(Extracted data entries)

____________________

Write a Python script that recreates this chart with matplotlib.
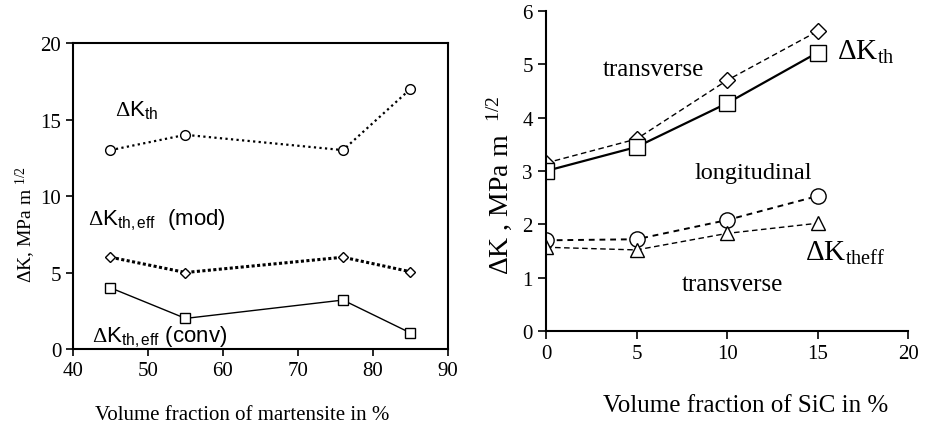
import matplotlib
matplotlib.use('Agg')
import matplotlib.pyplot as plt

plt.rcParams['font.family'] = 'Liberation Serif'
plt.rcParams['mathtext.fontset'] = 'custom'
plt.rcParams['mathtext.rm'] = 'Liberation Serif'
plt.rcParams['mathtext.it'] = 'Liberation Serif:italic'
plt.rcParams['mathtext.sf'] = 'Liberation Sans'

# dual-phase steel: threshold vs martensite content
mart = [45, 55, 76, 85]
kth_mart = [13, 14, 13, 17]
kth_eff_mod = [6, 5, 6, 5.05]
kth_eff_conv = [4, 2, 3.2, 1.05]

# Al/SiC composite: threshold vs SiC content
sic = [0, 5, 10, 15]
kth_trans = [3.15, 3.6, 4.7, 5.62]
kth_long = [3.0, 3.45, 4.27, 5.22]
keff_long = [1.7, 1.72, 2.08, 2.53]
keff_trans = [1.57, 1.52, 1.83, 2.02]

fig = plt.figure(figsize=(9.25, 4.27), dpi=100)
ax1 = fig.add_axes([0.0789, 0.1803, 0.4054, 0.7166])
ax2 = fig.add_axes([0.5903, 0.2225, 0.3914, 0.7494])

# left panel
mk = dict(mfc='white', mec='black', color='black')
ax1.plot(mart, kth_mart, marker='o', ms=7, ls=(0, (1, 1.5)), lw=1.6, **mk)
ax1.plot(mart, kth_eff_mod, marker='D', ms=5.5, ls=(0, (1, 0.8)), lw=2.2, **mk)
ax1.plot(mart, kth_eff_conv, marker='s', ms=7.5, ls='-', lw=1.0, **mk)
ax1.set_xlim(40, 90)
ax1.set_ylim(0, 20)
ax1.set_xticks([40, 50, 60, 70, 80, 90])
ax1.set_yticks([0, 5, 10, 15, 20])
ax1.tick_params(direction='out', labelsize=15, length=5, width=1.2)
for s in ax1.spines.values():
    s.set_linewidth(1.5)
ax1.set_xlabel('Volume fraction of martensite in %', fontsize=15,
               labelpad=18, x=0.45)
ax1.set_ylabel(r'$\Delta$K, MPa m $^{1/2}$', fontsize=14, labelpad=2, y=0.41)
sans = dict(family='Liberation Sans', fontsize=16, va='center')
ax1.text(45.6, 15.7, r'$\Delta\mathsf{K}_{\mathsf{th}}$', **sans)
ax1.text(42.0, 8.5, r'$\Delta\mathsf{K}_{\mathsf{th,eff}}$  (mod)', **sans)
ax1.text(42.5, 0.85, r'$\Delta\mathsf{K}_{\mathsf{th,eff}}$ (conv)', **sans)

# right panel
ax2.plot(sic, kth_trans, marker='D', ms=8, ls=(0, (4, 2.5)), lw=1.0, **mk)
ax2.plot(sic, kth_long, marker='s', ms=11, ls='-', lw=1.6, **mk)
ax2.plot(sic, keff_long, marker='o', ms=11, ls=(0, (3, 2.5)), lw=1.4, **mk)
ax2.plot(sic, keff_trans, marker='^', ms=10, ls=(0, (4, 2.5)), lw=1.0, **mk)
ax2.set_xlim(0, 20)
ax2.set_ylim(0, 6)
ax2.set_xticks([0, 5, 10, 15, 20])
ax2.set_yticks(range(7))
ax2.spines['top'].set_visible(False)
ax2.spines['right'].set_visible(False)
for s in ('left', 'bottom'):
    ax2.spines[s].set_linewidth(1.5)
ax2.tick_params(direction='out', labelsize=15, length=6, width=1.2)
ax2.set_xlabel('Volume fraction of SiC in %', fontsize=18, labelpad=22, x=0.55)
ax2.set_ylabel(r'$\Delta$K , MPa m  $^{1/2}$', fontsize=20, labelpad=6, y=0.46)
ax2.text(3.15, 4.91, 'transverse', fontsize=18, va='center')
ax2.text(8.2, 2.98, 'longitudinal', fontsize=17.5, va='center')
ax2.text(7.5, 0.88, 'transverse', fontsize=18, va='center')
ax2.text(16.1, 5.25, r'$\Delta$K$_{\mathrm{th}}$', fontsize=21, va='center')
ax2.text(14.3, 1.48, r'$\Delta$K$_{\mathrm{theff}}$', fontsize=21, va='center')

fig.savefig('out.png', dpi=100)
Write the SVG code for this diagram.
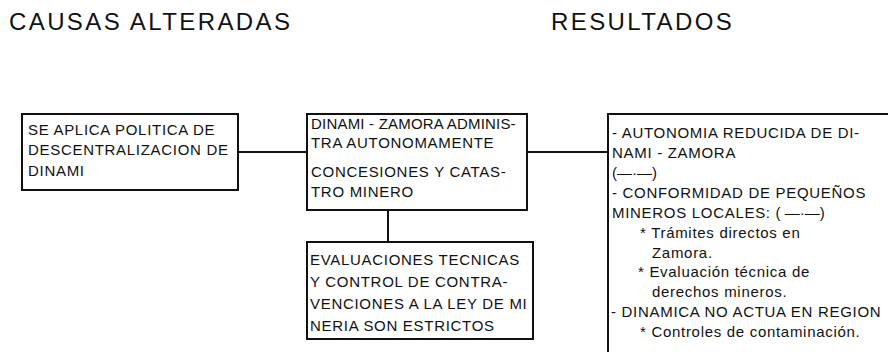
<svg xmlns="http://www.w3.org/2000/svg" width="888" height="352" viewBox="0 0 888 352">
<style>
  .bg { fill: #ffffff; }
  .box { fill: none; stroke: #111; stroke-width: 2; }
  .conn { fill: none; stroke: #111; stroke-width: 2; }
  .hdr { font-family: "Liberation Sans", Arial, sans-serif; font-size: 24px; letter-spacing: 2.4px; fill: #111; }
  .t { font-family: "Liberation Sans", Arial, sans-serif; font-size: 15px; letter-spacing: 0.7px; fill: #111; }
  .tight { letter-spacing: 0.2px; }
  .sym { letter-spacing: 0px; }
</style>
<rect class="bg" x="0" y="0" width="888" height="352"/>
<g id="headers">
  <text class="hdr" x="9" y="30">CAUSAS ALTERADAS</text>
  <text class="hdr" x="551" y="30">RESULTADOS</text>
</g>
<g id="connectors">
  <line class="conn" x1="238" y1="152" x2="307" y2="152"/>
  <line class="conn" x1="527" y1="152" x2="608" y2="152"/>
  <line class="conn" x1="388" y1="210" x2="388" y2="242"/>
</g>
<g id="node-politica">
  <rect class="box" x="22" y="114" width="216" height="76"/>
  <text class="t" x="28" y="135">SE APLICA POLITICA DE</text>
  <text class="t" x="28" y="155">DESCENTRALIZACION DE</text>
  <text class="t" x="28" y="176">DINAMI</text>
</g>
<g id="node-dinami">
  <rect class="box" x="307" y="114" width="220" height="96"/>
  <text class="t tight" x="311" y="129">DINAMI - ZAMORA ADMINIS-</text>
  <text class="t" x="311" y="148">TRA AUTONOMAMENTE</text>
  <text class="t" x="311" y="177">CONCESIONES Y CATAS-</text>
  <text class="t" x="311" y="197">TRO MINERO</text>
</g>
<g id="node-evaluaciones">
  <rect class="box" x="307" y="242" width="226" height="97"/>
  <text class="t" x="310" y="265">EVALUACIONES TECNICAS</text>
  <text class="t" x="310" y="287">Y CONTROL DE CONTRA-</text>
  <text class="t" x="310" y="309">VENCIONES A LA LEY DE MI</text>
  <text class="t" x="310" y="331">NERIA SON ESTRICTOS</text>
</g>
<g id="node-resultados">
  <path class="box" d="M888,114 H608 V352"/>
  <text class="t" x="612" y="138">- AUTONOMIA REDUCIDA DE DI-</text>
  <text class="t" x="612" y="158">NAMI - ZAMORA</text>
  <text class="t sym" x="612" y="178">(—·—)</text>
  <text class="t" x="612" y="198">- CONFORMIDAD DE PEQUEÑOS</text>
  <text class="t" x="612" y="218">MINEROS LOCALES: <tspan class="sym">( —·—)</tspan></text>
  <text class="t" x="640" y="238">* Trámites directos en</text>
  <text class="t" x="652" y="258">Zamora.</text>
  <text class="t" x="638" y="277">* Evaluación técnica de</text>
  <text class="t" x="652" y="297">derechos mineros.</text>
  <text class="t" x="611" y="317">- DINAMICA NO ACTUA EN REGION</text>
  <text class="t" x="640" y="337">* Controles de contaminación.</text>
</g>
</svg>
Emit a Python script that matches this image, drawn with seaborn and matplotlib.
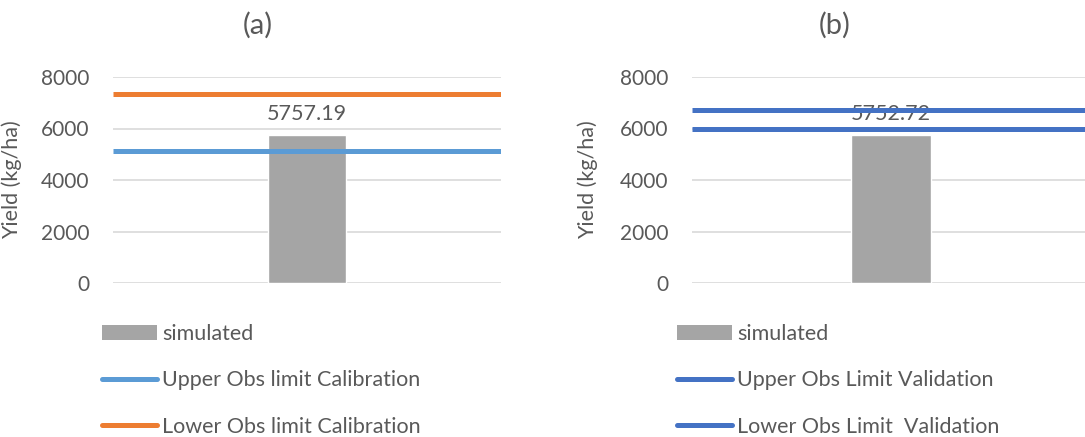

____________________

◆ **Required task**:
Return all of the data exactly as written, and drop the pictures.

◆ **Answer to the problem**:
Write a Python script that recreates this chart with matplotlib.
import matplotlib
matplotlib.use('Agg')
import matplotlib.pyplot as plt

plt.rcParams['font.family'] = 'Liberation Serif'
plt.rcParams['mathtext.fontset'] = 'custom'
plt.rcParams['mathtext.rm'] = 'Liberation Serif'
plt.rcParams['mathtext.it'] = 'Liberation Serif:italic'
plt.rcParams['mathtext.sf'] = 'Liberation Sans'

# dual-phase steel: threshold vs martensite content
mart = [45, 55, 76, 85]
kth_mart = [13, 14, 13, 17]
kth_eff_mod = [6, 5, 6, 5.05]
kth_eff_conv = [4, 2, 3.2, 1.05]

# Al/SiC composite: threshold vs SiC content
sic = [0, 5, 10, 15]
kth_trans = [3.15, 3.6, 4.7, 5.62]
kth_long = [3.0, 3.45, 4.27, 5.22]
keff_long = [1.7, 1.72, 2.08, 2.53]
keff_trans = [1.57, 1.52, 1.83, 2.02]

fig = plt.figure(figsize=(9.25, 4.27), dpi=100)
ax1 = fig.add_axes([0.0789, 0.1803, 0.4054, 0.7166])
ax2 = fig.add_axes([0.5903, 0.2225, 0.3914, 0.7494])

# left panel
mk = dict(mfc='white', mec='black', color='black')
ax1.plot(mart, kth_mart, marker='o', ms=7, ls=(0, (1, 1.5)), lw=1.6, **mk)
ax1.plot(mart, kth_eff_mod, marker='D', ms=5.5, ls=(0, (1, 0.8)), lw=2.2, **mk)
ax1.plot(mart, kth_eff_conv, marker='s', ms=7.5, ls='-', lw=1.0, **mk)
ax1.set_xlim(40, 90)
ax1.set_ylim(0, 20)
ax1.set_xticks([40, 50, 60, 70, 80, 90])
ax1.set_yticks([0, 5, 10, 15, 20])
ax1.tick_params(direction='out', labelsize=15, length=5, width=1.2)
for s in ax1.spines.values():
    s.set_linewidth(1.5)
ax1.set_xlabel('Volume fraction of martensite in %', fontsize=15,
               labelpad=18, x=0.45)
ax1.set_ylabel(r'$\Delta$K, MPa m $^{1/2}$', fontsize=14, labelpad=2, y=0.41)
sans = dict(family='Liberation Sans', fontsize=16, va='center')
ax1.text(45.6, 15.7, r'$\Delta\mathsf{K}_{\mathsf{th}}$', **sans)
ax1.text(42.0, 8.5, r'$\Delta\mathsf{K}_{\mathsf{th,eff}}$  (mod)', **sans)
ax1.text(42.5, 0.85, r'$\Delta\mathsf{K}_{\mathsf{th,eff}}$ (conv)', **sans)

# right panel
ax2.plot(sic, kth_trans, marker='D', ms=8, ls=(0, (4, 2.5)), lw=1.0, **mk)
ax2.plot(sic, kth_long, marker='s', ms=11, ls='-', lw=1.6, **mk)
ax2.plot(sic, keff_long, marker='o', ms=11, ls=(0, (3, 2.5)), lw=1.4, **mk)
ax2.plot(sic, keff_trans, marker='^', ms=10, ls=(0, (4, 2.5)), lw=1.0, **mk)
ax2.set_xlim(0, 20)
ax2.set_ylim(0, 6)
ax2.set_xticks([0, 5, 10, 15, 20])
ax2.set_yticks(range(7))
ax2.spines['top'].set_visible(False)
ax2.spines['right'].set_visible(False)
for s in ('left', 'bottom'):
    ax2.spines[s].set_linewidth(1.5)
ax2.tick_params(direction='out', labelsize=15, length=6, width=1.2)
ax2.set_xlabel('Volume fraction of SiC in %', fontsize=18, labelpad=22, x=0.55)
ax2.set_ylabel(r'$\Delta$K , MPa m  $^{1/2}$', fontsize=20, labelpad=6, y=0.46)
ax2.text(3.15, 4.91, 'transverse', fontsize=18, va='center')
ax2.text(8.2, 2.98, 'longitudinal', fontsize=17.5, va='center')
ax2.text(7.5, 0.88, 'transverse', fontsize=18, va='center')
ax2.text(16.1, 5.25, r'$\Delta$K$_{\mathrm{th}}$', fontsize=21, va='center')
ax2.text(14.3, 1.48, r'$\Delta$K$_{\mathrm{theff}}$', fontsize=21, va='center')

fig.savefig('out.png', dpi=100)
Write the SVG code for this diagram.
<svg xmlns="http://www.w3.org/2000/svg" width="888" height="352" viewBox="0 0 888 352">
<style>
  .bg { fill: #ffffff; }
  .box { fill: none; stroke: #111; stroke-width: 2; }
  .conn { fill: none; stroke: #111; stroke-width: 2; }
  .hdr { font-family: "Liberation Sans", Arial, sans-serif; font-size: 24px; letter-spacing: 2.4px; fill: #111; }
  .t { font-family: "Liberation Sans", Arial, sans-serif; font-size: 15px; letter-spacing: 0.7px; fill: #111; }
  .tight { letter-spacing: 0.2px; }
  .sym { letter-spacing: 0px; }
</style>
<rect class="bg" x="0" y="0" width="888" height="352"/>
<g id="headers">
  <text class="hdr" x="9" y="30">CAUSAS ALTERADAS</text>
  <text class="hdr" x="551" y="30">RESULTADOS</text>
</g>
<g id="connectors">
  <line class="conn" x1="238" y1="152" x2="307" y2="152"/>
  <line class="conn" x1="527" y1="152" x2="608" y2="152"/>
  <line class="conn" x1="388" y1="210" x2="388" y2="242"/>
</g>
<g id="node-politica">
  <rect class="box" x="22" y="114" width="216" height="76"/>
  <text class="t" x="28" y="135">SE APLICA POLITICA DE</text>
  <text class="t" x="28" y="155">DESCENTRALIZACION DE</text>
  <text class="t" x="28" y="176">DINAMI</text>
</g>
<g id="node-dinami">
  <rect class="box" x="307" y="114" width="220" height="96"/>
  <text class="t tight" x="311" y="129">DINAMI - ZAMORA ADMINIS-</text>
  <text class="t" x="311" y="148">TRA AUTONOMAMENTE</text>
  <text class="t" x="311" y="177">CONCESIONES Y CATAS-</text>
  <text class="t" x="311" y="197">TRO MINERO</text>
</g>
<g id="node-evaluaciones">
  <rect class="box" x="307" y="242" width="226" height="97"/>
  <text class="t" x="310" y="265">EVALUACIONES TECNICAS</text>
  <text class="t" x="310" y="287">Y CONTROL DE CONTRA-</text>
  <text class="t" x="310" y="309">VENCIONES A LA LEY DE MI</text>
  <text class="t" x="310" y="331">NERIA SON ESTRICTOS</text>
</g>
<g id="node-resultados">
  <path class="box" d="M888,114 H608 V352"/>
  <text class="t" x="612" y="138">- AUTONOMIA REDUCIDA DE DI-</text>
  <text class="t" x="612" y="158">NAMI - ZAMORA</text>
  <text class="t sym" x="612" y="178">(—·—)</text>
  <text class="t" x="612" y="198">- CONFORMIDAD DE PEQUEÑOS</text>
  <text class="t" x="612" y="218">MINEROS LOCALES: <tspan class="sym">( —·—)</tspan></text>
  <text class="t" x="640" y="238">* Trámites directos en</text>
  <text class="t" x="652" y="258">Zamora.</text>
  <text class="t" x="638" y="277">* Evaluación técnica de</text>
  <text class="t" x="652" y="297">derechos mineros.</text>
  <text class="t" x="611" y="317">- DINAMICA NO ACTUA EN REGION</text>
  <text class="t" x="640" y="337">* Controles de contaminación.</text>
</g>
</svg>
Emit a Python script that matches this image, drawn with seaborn and matplotlib.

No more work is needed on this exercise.